Interest posts itself (EMI loans)
If your loan is an EMI loan with a rate and a payment day, Wealth Mutant posts each month's interest onto the loan automatically — you'll see it in the loan's history as a system entry, and the owed amount grows by exactly that much. (It's a per-loan setting you can toggle off.) A simple loan, or one created without a rate or payment day, never auto-posts interest — its balance only moves when you record payments.
On the first of the month, a Smart Insight summarizes what interest cost you across all loans — the number banks prefer you not to look at.
Payments are just transfers
An EMI or any repayment is a transfer from your bank account to the loan.

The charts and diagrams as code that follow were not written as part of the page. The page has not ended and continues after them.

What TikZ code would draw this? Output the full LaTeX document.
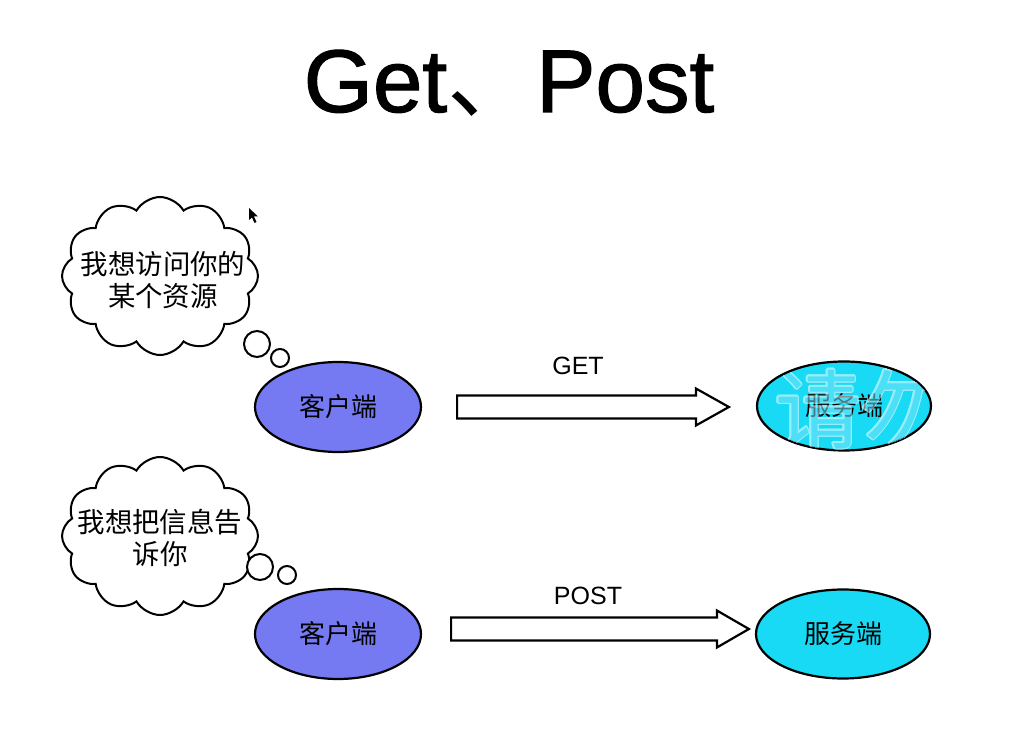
\documentclass[tikz,border=0pt]{standalone}
\usepackage{fontspec}
\usepackage{contour}
\setmainfont{Liberation Sans}
\newfontfamily\cjk{Noto Sans CJK SC}
\newfontfamily\titlefont{Liberation Sans}[FakeBold=1.3]
\usetikzlibrary{shapes.symbols,shapes.geometric,calc}
\definecolor{clientblue}{RGB}{118,122,242}
\definecolor{servercyan}{RGB}{24,218,244}
\definecolor{wmfill}{RGB}{120,228,250}
\contourlength{1.3pt}
\contournumber{12}
\tikzset{
  thought/.style={cloud, cloud puffs=12, cloud puff arc=120, cloud ignores aspect, draw=black, line width=2pt, fill=white,
    minimum width=196pt, minimum height=158pt, inner sep=0pt},
  thoughttext/.style={align=center, inner sep=0pt, font=\cjk\fontsize{27.5}{32}\selectfont},
  bubble/.style={circle, draw=black, line width=2pt, fill=white, inner sep=0pt},
  client/.style={ellipse, draw=black, line width=2.2pt, fill=clientblue, minimum width=166pt, minimum height=90pt, inner sep=0pt,
    font=\cjk\fontsize{26}{26}\selectfont},
  server/.style={ellipse, draw=black, line width=2.2pt, fill=servercyan, minimum width=174pt, minimum height=89pt, inner sep=0pt,
    font=\cjk\fontsize{26}{26}\selectfont},
  harrow/.style={draw=black, line width=2.2pt, fill=white, line join=miter},
  verb/.style={font=\fontsize{25}{25}\selectfont},
}
\begin{document}
\begin{tikzpicture}[x=1pt,y=-1pt]
\useasboundingbox[fill=white] (0,0) rectangle (1021,730);

% title
\node[anchor=base, inner sep=0pt, font=\titlefont\fontsize{89}{89}\selectfont] (title) at (509,112) {Get{\cjk 、}Post};

% first row
\node[thought] (cl1) at (160,276) {};
\node[thoughttext] (t1) at (163,280) {我想访问你的\\某个资源};
\node[bubble, minimum size=26pt] (b1a) at (257,344) {};
\node[bubble, minimum size=18pt] (b1b) at (280,358) {};
\node[client] (c1) at (338,407) {客户端};
\node[server] (s1) at (844,406) {服务端};
\coordinate (a1s) at ($(c1.east)+(35,0)$);
\coordinate (a1e) at ($(s1.west)+(-27,0)$);
\draw[harrow] let \p1=(a1s), \p2=(a1e) in
  (\x1,{\y1+11.5pt}) -- ({\x2-33pt},{\y1+11.5pt}) -- ({\x2-33pt},{\y1+18.5pt}) -- (\x2,\y1)
  -- ({\x2-33pt},{\y1-18.5pt}) -- ({\x2-33pt},{\y1-11.5pt}) -- (\x1,{\y1-11.5pt}) -- cycle;
\node[verb] (get) at (578,366) {GET};

% mouse pointer
\fill[black] (249,208) -- (249,220) -- (252,217.5) -- (254.5,223) -- (256.5,222) -- (254,216.5) -- (258,216.5) -- cycle;

% watermark
\begin{scope}[transparency group, opacity=0.55]
\clip (s1.center) ellipse [x radius=86pt, y radius=43.5pt];
\node[text=wmfill, font=\cjk\fontsize{86}{86}\selectfont, inner sep=0pt] (wm) at (861,410) {\contour{white}{请勿}};
\end{scope}

% second row
\node[thought] (cl2) at (160,536) {};
\node[thoughttext] (t2) at (160,538) {我想把信息告\\诉你};
\node[bubble, minimum size=26pt] (b2a) at (260,567) {};
\node[bubble, minimum size=18pt] (b2b) at (287,575) {};
\node[client] (c2) at (338,634) {客户端};
\node[server] (s2) at (843,634) {服务端};
\coordinate (a2s) at ($(c2.east)+(29,-5)$);
\coordinate (a2e) at ($(s2.west)+(-6,-5)$);
\draw[harrow] let \p1=(a2s), \p2=(a2e) in
  (\x1,{\y1+11.5pt}) -- ({\x2-32pt},{\y1+11.5pt}) -- ({\x2-32pt},{\y1+18.5pt}) -- (\x2,\y1)
  -- ({\x2-32pt},{\y1-18.5pt}) -- ({\x2-32pt},{\y1-11.5pt}) -- (\x1,{\y1-11.5pt}) -- cycle;
\node[verb] (post) at (588,596) {POST};
\end{tikzpicture}
\end{document}
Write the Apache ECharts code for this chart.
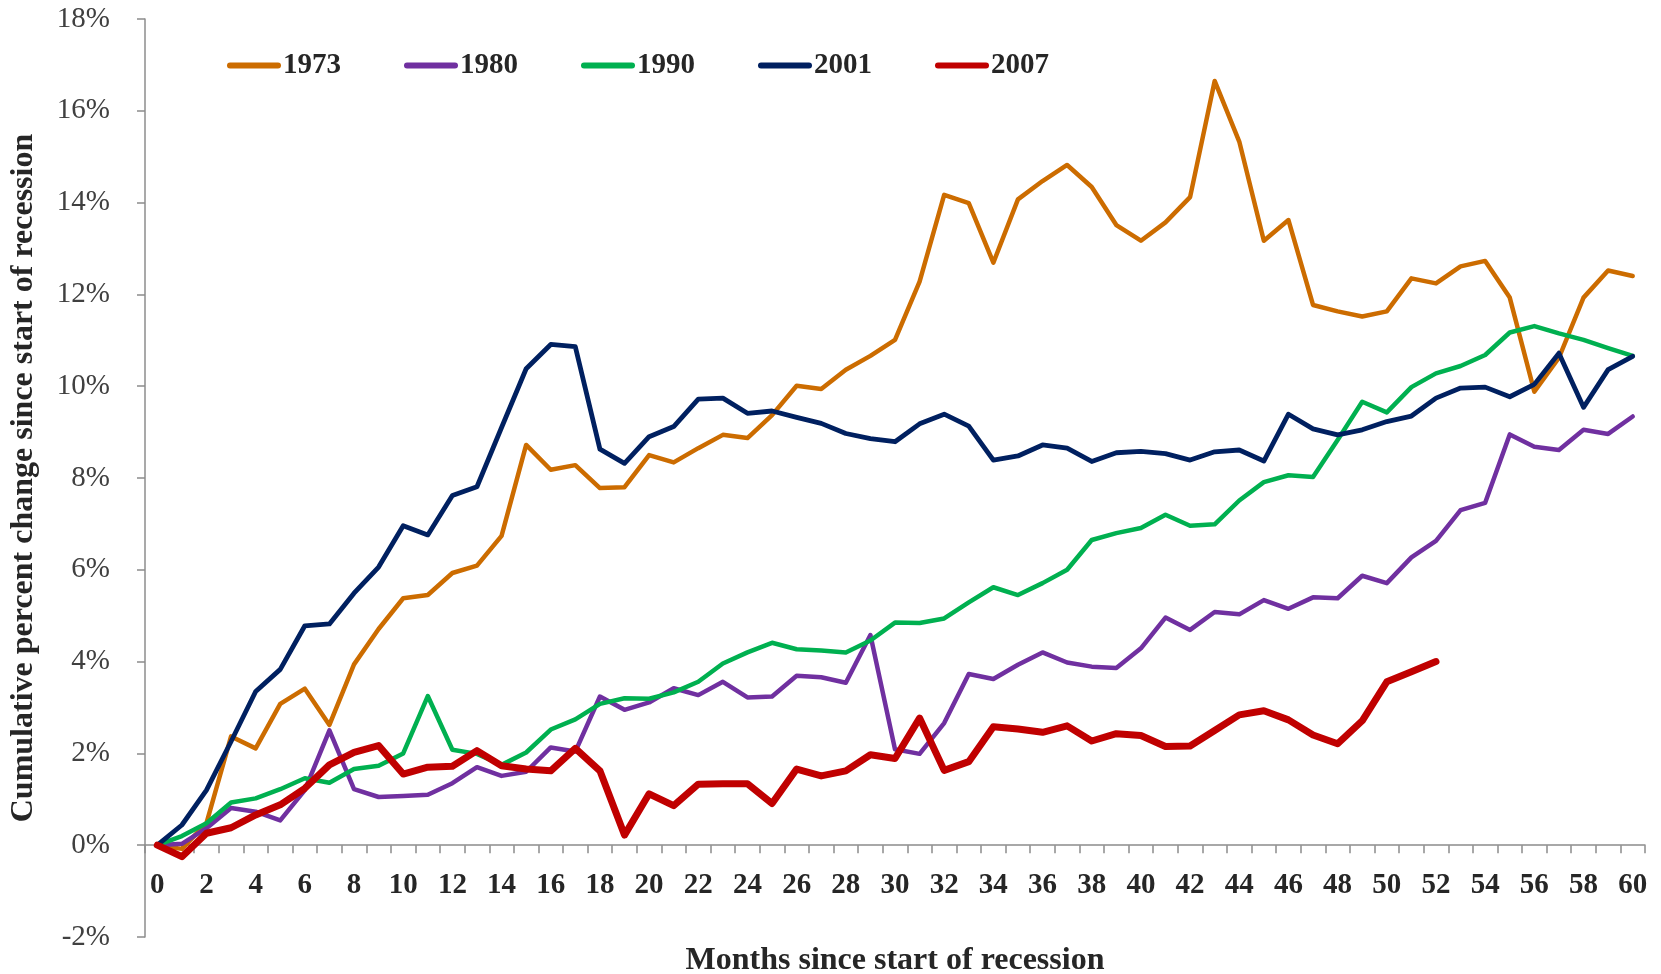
<!DOCTYPE html>
<html>
<head>
<meta charset="utf-8">
<script src="https://cdn.jsdelivr.net/npm/echarts@6/dist/echarts.min.js"></script>
<style>
html,body{margin:0;padding:0;background:#fff;}
#chart{width:1661px;height:974px;}
</style>
</head>
<body>
<div id="chart"></div>
<script>
const months = Array.from({length: 61}, (_, i) => String(i));

const s1973 = [0,-0.08,0.48,2.37,2.11,3.08,3.41,2.62,3.94,4.71,5.38,5.45,5.93,6.09,6.74,8.72,8.18,8.28,7.78,7.80,8.50,8.34,8.65,8.94,8.87,9.37,10.01,9.94,10.36,10.66,11.01,12.28,14.17,13.99,12.69,14.07,14.47,14.82,14.34,13.51,13.17,13.57,14.12,16.65,15.33,13.17,13.62,11.77,11.63,11.52,11.63,12.35,12.24,12.61,12.73,11.93,9.88,10.62,11.93,12.52,12.40];

const s1980 = [0,0.03,0.37,0.81,0.73,0.54,1.2,2.5,1.22,1.05,1.07,1.1,1.35,1.7,1.51,1.6,2.13,2.04,3.24,2.95,3.11,3.42,3.27,3.56,3.22,3.24,3.69,3.66,3.54,4.58,2.09,1.99,2.66,3.73,3.62,3.93,4.2,3.98,3.89,3.86,4.29,4.96,4.69,5.08,5.03,5.34,5.15,5.4,5.38,5.87,5.71,6.27,6.63,7.3,7.46,8.95,8.68,8.61,9.05,8.96,9.34];

const s1990 = [0,0.2,0.48,0.93,1.02,1.22,1.46,1.36,1.66,1.73,2.0,3.25,2.08,1.99,1.75,2.02,2.52,2.74,3.08,3.2,3.19,3.33,3.56,3.96,4.2,4.41,4.27,4.24,4.2,4.46,4.85,4.84,4.94,5.29,5.62,5.45,5.71,6.0,6.65,6.80,6.91,7.2,6.96,6.99,7.51,7.91,8.06,8.02,8.83,9.66,9.43,9.98,10.28,10.44,10.68,11.17,11.31,11.15,11.01,10.83,10.66];

const s2001 = [0,0.44,1.2,2.26,3.35,3.83,4.78,4.82,5.49,6.06,6.96,6.76,7.62,7.81,9.1,10.38,10.91,10.86,8.63,8.32,8.90,9.12,9.72,9.74,9.41,9.46,9.32,9.19,8.97,8.86,8.79,9.18,9.39,9.13,8.39,8.48,8.72,8.65,8.36,8.55,8.58,8.53,8.39,8.57,8.61,8.37,9.39,9.07,8.94,9.05,9.23,9.35,9.74,9.96,9.98,9.77,10.04,10.72,9.54,10.36,10.65];

const s2007 = [0,-0.25,0.26,0.38,0.66,0.88,1.24,1.75,2.02,2.17,1.55,1.7,1.72,2.06,1.73,1.66,1.62,2.11,1.62,0.22,1.12,0.86,1.33,1.34,1.34,0.91,1.66,1.51,1.62,1.97,1.89,2.77,1.63,1.82,2.58,2.53,2.46,2.6,2.27,2.43,2.39,2.15,2.16,2.5,2.84,2.93,2.73,2.4,2.21,2.71,3.56,3.78,4.0];

const seriesNames = ['1973','1980','1990','2001','2007'];
const seriesData = [s1973, s1980, s1990, s2001, s2007];
const seriesColors = ['#CC6C00','#7030A0','#00B050','#002060','#C00000'];
const seriesWidths = [4.5, 4.5, 4.5, 4.8, 7];

const FONT = '"Liberation Serif", "DejaVu Serif", serif';
const CAPSULE = 'path://M3,0 L51,0 A3,3 0 0 1 51,6 L3,6 A3,3 0 0 1 3,0 Z';

const chart = echarts.init(document.getElementById('chart'), null, {renderer: 'canvas'});
const option = {
  animation: false,
  backgroundColor: '#ffffff',
  grid: {left: 145, right: 16, top: 19, bottom: 37, containLabel: false, outerBoundsMode: 'none'},
  legend: {
    left: 222,
    top: 46,
    icon: CAPSULE,
    itemWidth: 54,
    itemHeight: 6,
    itemGap: 63,
    textStyle: {fontFamily: FONT, fontSize: 29, fontWeight: 'bold', color: '#262626', padding: [0,0,0,-3]},
    data: seriesNames
  },
  xAxis: {
    type: 'category',
    data: months,
    boundaryGap: true,
    position: 'bottom',
    offset: 0,
    axisLine: {onZero: false, lineStyle: {color: '#8c8c8c', width: 1.5}},
    axisTick: {show: true, interval: 0, length: 8, lineStyle: {color: '#8c8c8c', width: 1.5}},
    axisLabel: {interval: 1, margin: 26, fontFamily: FONT, fontSize: 29, fontWeight: 'bold', color: '#262626'},
    splitLine: {show: false},
    name: 'Months since start of recession',
    nameLocation: 'middle',
    nameGap: 100,
    nameTextStyle: {fontFamily: FONT, fontSize: 32, fontWeight: 'bold', color: '#262626'}
  },
  yAxis: {
    type: 'value',
    min: -2,
    max: 18,
    interval: 2,
    axisLine: {show: true, lineStyle: {color: '#8c8c8c', width: 1.5}},
    axisTick: {show: true, length: 8, lineStyle: {color: '#8c8c8c', width: 1.5}},
    axisLabel: {formatter: '{value}%', margin: 35, fontFamily: FONT, fontSize: 29, color: '#404040'},
    splitLine: {show: false},
    name: 'Cumulative percent change since start of recession',
    nameLocation: 'middle',
    nameGap: 105,
    nameTextStyle: {fontFamily: FONT, fontSize: 32, fontWeight: 'bold', color: '#262626'}
  },
  series: seriesNames.map((n, i) => ({
    name: n,
    type: 'line',
    data: seriesData[i],
    showSymbol: false,
    symbol: 'none',
    color: seriesColors[i],
    lineStyle: {color: seriesColors[i], width: seriesWidths[i], cap: 'round', join: 'round'},
    emphasis: {disabled: true},
    z: 2 + i
  }))
};
chart.setOption(option);
// Move the category axis (line, ticks, labels) up to the 0% level, like the reference.
const yZero = chart.convertToPixel({yAxisIndex: 0}, 0);
const yBottom = chart.convertToPixel({yAxisIndex: 0}, -2);
chart.setOption({xAxis: {offset: -(yBottom - yZero)}});
</script>
</body>
</html>
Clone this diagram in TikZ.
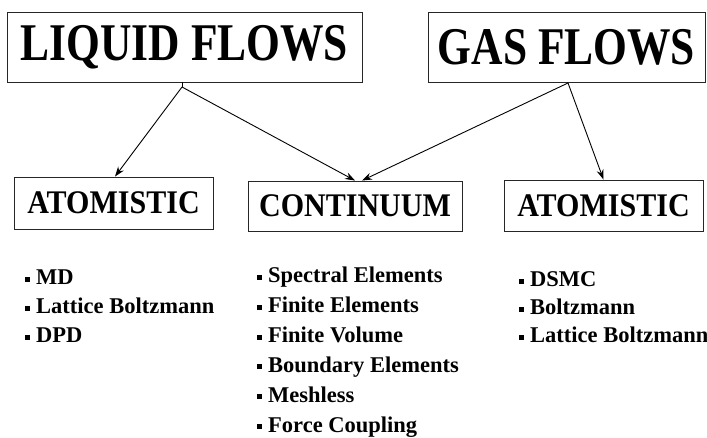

That's the whole model:
- what you owe = opening debt + posted interest − your transfers in
There's no separate "loan payment" form to learn, and partial or extra payments need no special handling — they're transfers too.

The prepayment simulator
Open the loan's detail page and ask the question your bank won't answer: what does one extra payment actually do? Slide the extra monthly amount and watch two numbers move — interest saved and how many months earlier the loan ends. The compounding works for you in reverse: small extras early are disproportionately powerful.
Reminders
If you set a payment day, Wealth Mutant reminds you before it — and the reminder is honest about being a nudge, not a record. Nothing is recorded until you record it.